Well, I said I would write if something exciting happened. I don't know if this counts, but I am so mad I could scream. I called in for my test results today. Both my doctor and his secretary have been on vacation, so I was calling for my fasting insulin test from way long ago, as well as the T3, T4 and cd21 progesterone from a few weeks ago. The only one she had was the progesterone which I already knew from taking my temps.

It turns out that the doctor in Newcastle who has been asked to do the fasting insulin is also on vacation, but my doctor's office had already been in touch with his office about it. It is August in Europe and I can handle vacation delays. Everyone needs to get away from work.

BUT..............there was no T3 and T4 results at all -- just an NA and another TSH (which was NOT ordered) result. My doctor's secretary was confused by this and said she would call the lab to see what was happening. It turns out that the lab technician, in his or her infinite wisdom, ran the TSH and when it was normal decided that T3 and T4 were not necessary. They then threw away my blood sample. The fact that my doctor had ordered the T3 and T4 knowing that my TSH was normal seems to have been lost on this lab which seems to think that they know more than my doctor, who admits that T3 and T4 can sometimes, although very rarely, be abnormal even when TSH is normal. This is why testing all three is part of the NHS freaking guidelines for infertility work ups.

Plus, since my doctor is on vacation until next month, I have to go back to my GP to get the next cd21 prog and try to get these stupid tests done again! They are supposed to be part of the basic workup and I have been pursuing infertility treatments since March!!! My GP refused to do them then because my TSH was normal. My gyn said this was par for the course since GPs are really only supposed to be responsible for the basics and then consultants for the rest. Hence, he, as the consultant, thought ordering the tests was a good idea. The lab did admit that normally when a consultant orders a test they do it no matter what, but this time they took things into their own hands.

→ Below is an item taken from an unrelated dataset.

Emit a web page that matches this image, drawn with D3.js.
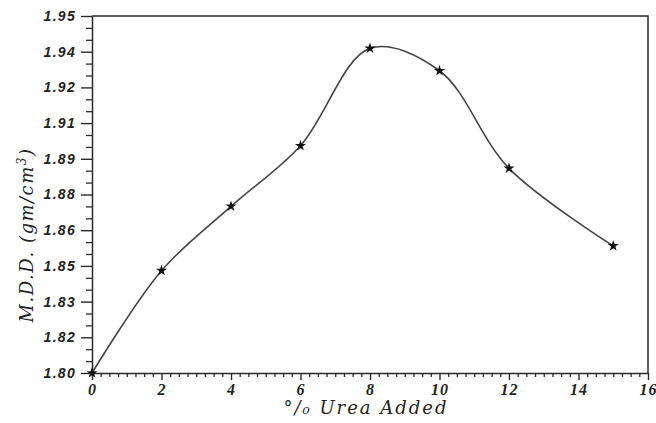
<!DOCTYPE html>
<html>
<head>
<meta charset="utf-8">
<script src="https://cdn.jsdelivr.net/npm/d3@7"></script>
<style>
  html, body { margin: 0; padding: 0; background: #fff; }
  svg { display: block; }
</style>
</head>
<body>
<svg id="chart" width="656" height="423"></svg>
<script>
// Data
const ureaPercent = [0, 2, 4, 6, 8, 10, 12, 15];
const mddValues = [1.800, 1.843, 1.870, 1.8955, 1.9364, 1.927, 1.886, 1.8534];
const xTickValues = [0, 2, 4, 6, 8, 10, 12, 14, 16];
const yTickValues = [1.80, 1.815, 1.83, 1.845, 1.86, 1.875, 1.89, 1.905, 1.92, 1.935, 1.95];
const yTickLabels = ["1.80", "1.82", "1.83", "1.85", "1.86", "1.88", "1.89", "1.91", "1.92", "1.94", "1.95"];

(function () {
const svg = d3.select("#chart");
const mLeft = 92, mRight = 648, mTop = 16, mBottom = 373;

const x = d3.scaleLinear().domain([0, 16]).range([mLeft, mRight]);
const y = d3.scaleLinear().domain([1.80, 1.95]).range([mBottom, mTop]);

const ink = "#2a2a2a";

// frame (top and right)
svg.append("path")
  .attr("d", `M${mLeft},${mTop}H${mRight}V${mBottom}`)
  .attr("fill", "none").attr("stroke", ink).attr("stroke-width", 1.5);

// x minor ticks
const xMinor = d3.range(0, 16.001, 0.25).filter(v => Math.abs(v / 2 - Math.round(v / 2)) > 1e-6);
const xAxisMinor = d3.axisBottom(x).tickValues(xMinor).tickSize(4).tickFormat("");
svg.append("g").attr("transform", `translate(0,${mBottom})`).call(xAxisMinor)
  .call(g => g.select(".domain").remove())
  .call(g => g.selectAll("line").attr("stroke", ink).attr("stroke-width", 1.3));

const xAxis = d3.axisBottom(x).tickValues(xTickValues).tickSize(7).tickSizeOuter(0).tickPadding(4)
  .tickFormat(d3.format("d"));
svg.append("g").attr("transform", `translate(0,${mBottom})`).call(xAxis)
  .call(g => g.select(".domain").attr("stroke", ink).attr("stroke-width", 1.5))
  .call(g => g.selectAll("line").attr("stroke", ink).attr("stroke-width", 1.4))
  .call(g => g.selectAll("text")
    .attr("fill", "#222")
    .style("font-family", "'Liberation Serif', serif")
    .style("font-style", "italic").style("font-weight", "bold")
    .style("font-size", "16px")
    .style("letter-spacing", "1px"));

// y minor ticks
const yMinor = d3.range(0, 31).map(i => 1.80 + i * 0.005).filter((v, i) => i % 3 !== 0);
const yAxisMinor = d3.axisLeft(y).tickValues(yMinor).tickSize(6).tickFormat("");
svg.append("g").attr("transform", `translate(${mLeft},0)`).call(yAxisMinor)
  .call(g => g.select(".domain").remove())
  .call(g => g.selectAll("line").attr("stroke", ink).attr("stroke-width", 1.3));

const yAxis = d3.axisLeft(y).tickValues(yTickValues).tickSize(11).tickSizeOuter(0).tickPadding(5)
  .tickFormat((d, i) => yTickLabels[i]);
svg.append("g").attr("transform", `translate(${mLeft},0)`).call(yAxis)
  .call(g => g.select(".domain").attr("stroke", ink).attr("stroke-width", 1.5))
  .call(g => g.selectAll("line").attr("stroke", ink).attr("stroke-width", 1.4))
  .call(g => g.selectAll("text")
    .attr("fill", "#222")
    .style("font-family", "'Liberation Sans', sans-serif")
    .style("font-style", "italic").style("font-weight", "bold")
    .style("font-size", "14px")
    .style("letter-spacing", "1.3px"));

// curve
const pts = ureaPercent.map((u, i) => [u, mddValues[i]]);
const line = d3.line().x(d => x(d[0])).y(d => y(d[1])).curve(d3.curveCatmullRom.alpha(0.5));
svg.append("path").datum(pts)
  .attr("d", line)
  .attr("fill", "none").attr("stroke", "#444").attr("stroke-width", 1.6);

// markers
svg.append("g").selectAll("path").data(pts).join("path")
  .attr("transform", d => `translate(${x(d[0])},${y(d[1])})`)
  .attr("d", d3.symbol().type(d3.symbolStar).size(38))
  .attr("fill", "#111");

// axis titles
svg.append("text")
  .attr("x", 366).attr("y", 414)
  .attr("text-anchor", "middle")
  .attr("fill", "#222")
  .style("font-family", "'DejaVu Serif', serif")
  .style("font-style", "italic")
  .style("font-size", "18px")
  .style("letter-spacing", "2px")
  .text("°/\u2080 Urea Added");

const yt = svg.append("text")
  .attr("transform", "translate(33,235) rotate(-90)")
  .attr("text-anchor", "middle")
  .attr("fill", "#222")
  .style("font-family", "'DejaVu Serif', serif")
  .style("font-style", "italic")
  .style("font-size", "18px")
  .style("letter-spacing", "1.5px");
yt.append("tspan").text("M.D.D.  (gm/cm");
yt.append("tspan").attr("baseline-shift", "super").style("font-size", "12px").text("3");
yt.append("tspan").text(")");
})();
</script>
</body>
</html>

My brother (med student) says I shouldn't second guess doctors so much, but what can they expect us to do when stuff like this happens? How are we supposed to trust that, even if they know what they are talking about, that we will get even adequate care? What I do know now is that Jon and I have lost all faith that we will ever get pg in the UK. I can't tell you how much I wish this year were over and we were back in the land of private health care. There are many bad things about managed care, but at least the lab technicians don't second guess the doctors.

As for this cycle, my ovaries are already aching which I am taking as a bad sign. I can't see how an unhappy achy ovary can produce a happy egg. I am not temping and am planning to do an HPT around Sept 20, which I expect to be negative. But who knows, maybe all I need is a little synthroid. Wouldn't it be nice to find out, even if it just to rule out the possibility?

There are so many good NHS hospitals, why, oh, why did we end up here? I'm so sick of feeling like the world doesn't care about me or my problems. And I suppose it doesn't help that today is my grandfather's memorial service. I didn't go because I thought maybe the Clomid would work this time.

I am really not as depressed as this probably sounds -- just so angry I could probably spit across the Atlantic.